THE modus operandi of the terrorist is flexible. When so-called hard targets become difficult to attack, soft ones are selected. When one area becomes more stable and therefore harder for terrorists to operate in, other, more vulnerable areas are targeted.

The challenge for the state is to not only keep up with the changing ways of the terrorist, but to stay one step ahead of him. When it comes to protecting the judiciary and the wider legal fraternity, however, the state has fallen behind.

Yet another attack on Thursday against the legal community in Quetta, this time a failed assassination attempt on FSC judge Malik Zahoor Ahmed Shahwani, has raised concerns that lawyers and judges may have become a sustained new target.

The devastation in Quetta earlier in the week, the killing of a lawyer in the same city the week before and the month-long abduction of the son of the Sindh High Court chief justice in June suggest an emerging pattern to both threaten the state and terrorise society.

If that is indeed the case — if militants are taking their war to the country’s judicial and legal communities — the benefit to terrorists is relatively clear.

Damaging state institutions, making their members fear for their lives and making it easier for terrorists to operate is a key goal for them. While the state has turned to military courts as a partial response to the militant threat, the criminal justice system remains on the front line in the anti-militancy fight.

The cases of the vast majority of alleged terrorists processed through the judicial system are handled by the civilian-run judiciary. Be it bail, trials or the appeals process, judges and lawyers are deeply involved in the process of bringing them to justice.
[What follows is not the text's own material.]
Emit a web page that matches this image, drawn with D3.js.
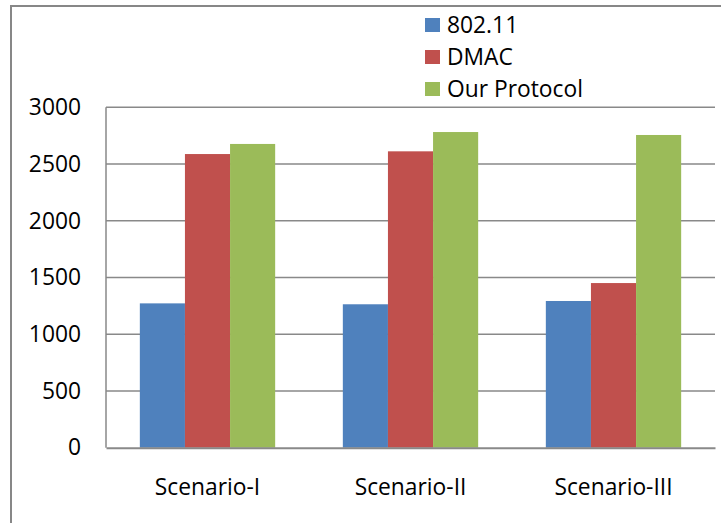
<!DOCTYPE html>
<html>
<head>
<meta charset="utf-8">
<script src="https://cdn.jsdelivr.net/npm/d3@7"></script>
<style>
  html, body { margin: 0; padding: 0; background: #fff; }
  svg { display: block; }
  text { font-family: "Open Sans", Lato, sans-serif; fill: #000; }
</style>
</head>
<body>
<svg id="chart" width="721" height="523"></svg>
<script>
const categories = ["Scenario-I", "Scenario-II", "Scenario-III"];
const seriesNames = ["802.11", "DMAC", "Our Protocol"];
const series80211 = [1272, 1264, 1293];
const seriesDMAC = [2588, 2612, 1451];
const seriesOurs = [2677, 2782, 2756];
const yTicks = [0, 500, 1000, 1500, 2000, 2500, 3000];
const colors = ["#4F81BD", "#C0504D", "#9BBB59"];

const seriesValues = [series80211, seriesDMAC, seriesOurs];
const FONT = "'Open Sans', Lato, sans-serif";
const FS = "22.8px";

const svg = d3.select("#chart");
const plotL = 106, plotR = 715, plotT = 107.3, plotB = 447.7;

// outer frame (cut by the window on right/bottom)
svg.append("rect")
  .attr("x", 11).attr("y", 6)
  .attr("width", 800).attr("height", 600)
  .attr("fill", "none").attr("stroke", "#878787").attr("stroke-width", 2);

const x0 = d3.scaleBand().domain(categories).range([plotL, plotR]).padding(0);
const x1 = d3.scaleBand().domain(seriesNames).range([0, x0.bandwidth()])
  .paddingInner(0).paddingOuter(0.75);
const y = d3.scaleLinear().domain([0, 3000]).range([plotB, plotT]);

// gridlines
svg.append("g").selectAll("line").data(yTicks.filter(d => d > 0)).join("line")
  .attr("x1", plotL).attr("x2", plotR)
  .attr("y1", d => y(d)).attr("y2", d => y(d))
  .attr("stroke", "#898989").attr("stroke-width", 1.5);

// y axis labels
const yAxis = d3.axisLeft(y).tickValues(yTicks).tickFormat(d3.format("d"))
  .tickSize(0).tickPadding(25);
const gy = svg.append("g").attr("transform", `translate(${plotL},0)`).call(yAxis);
gy.select(".domain").remove();
gy.selectAll("text").style("font-size", FS).attr("fill", "#000")
  .attr("font-family", FONT);

// bars
const groups = svg.append("g").selectAll("g").data(categories).join("g")
  .attr("transform", d => `translate(${x0(d)},0)`);
groups.selectAll("rect")
  .data((c, ci) => seriesNames.map((s, si) => ({ s, si, v: seriesValues[si][ci] })))
  .join("rect")
  .attr("x", d => x1(d.s))
  .attr("width", x1.bandwidth())
  .attr("y", d => y(d.v))
  .attr("height", d => y(0) - y(d.v))
  .attr("fill", d => colors[d.si]);

// axis lines
svg.append("line").attr("x1", plotL).attr("x2", plotL).attr("y1", plotT).attr("y2", plotB)
  .attr("stroke", "#898989").attr("stroke-width", 1.5);
const xAxis = d3.axisBottom(x0).tickSize(0).tickPadding(31);
const gx = svg.append("g").attr("transform", `translate(0,${plotB})`).call(xAxis);
gx.select(".domain").attr("stroke", "#898989").attr("stroke-width", 2);
gx.selectAll("text").style("font-size", FS).attr("fill", "#000")
  .attr("font-family", FONT);

// legend
const legend = svg.append("g").attr("transform", "translate(425,0)");
const legY = d3.scalePoint().domain(seriesNames).range([25, 89]);
legend.selectAll("rect").data(seriesNames).join("rect")
  .attr("x", 0).attr("y", d => legY(d) - 7)
  .attr("width", 15).attr("height", 14)
  .attr("fill", (d, i) => colors[i]);
legend.selectAll("text").data(seriesNames).join("text")
  .attr("x", 22).attr("y", d => legY(d) + 8)
  .style("font-size", FS)
  .text(d => d);
</script>
</body>
</html>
By threatening the legal community, then, militants are essentially trying to frighten off an institution whose job it is to bring them to justice. That the individual targets may not all be directly connected to the fight against militancy does not matter. What matters is that fear is being sowed.

But it is far from clear what the state can do to protect the legal fraternity. While security for high-profile targets can be stepped up and the intelligence and law-enforcement apparatus can work with legal communities across the country to improve security, the apparent randomness of the attacks makes it difficult to fight back. But fight back the state must.

The terrorist’s goal is to make the state seem weak. As new threats evolve, the state must adjust its response. Specific ethnicities and religious communities have been targeted before.

The fight against militancy was always going to be a long, difficult one. Neither the state nor society should lose hope though — that being a fundamental aim of the terrorist.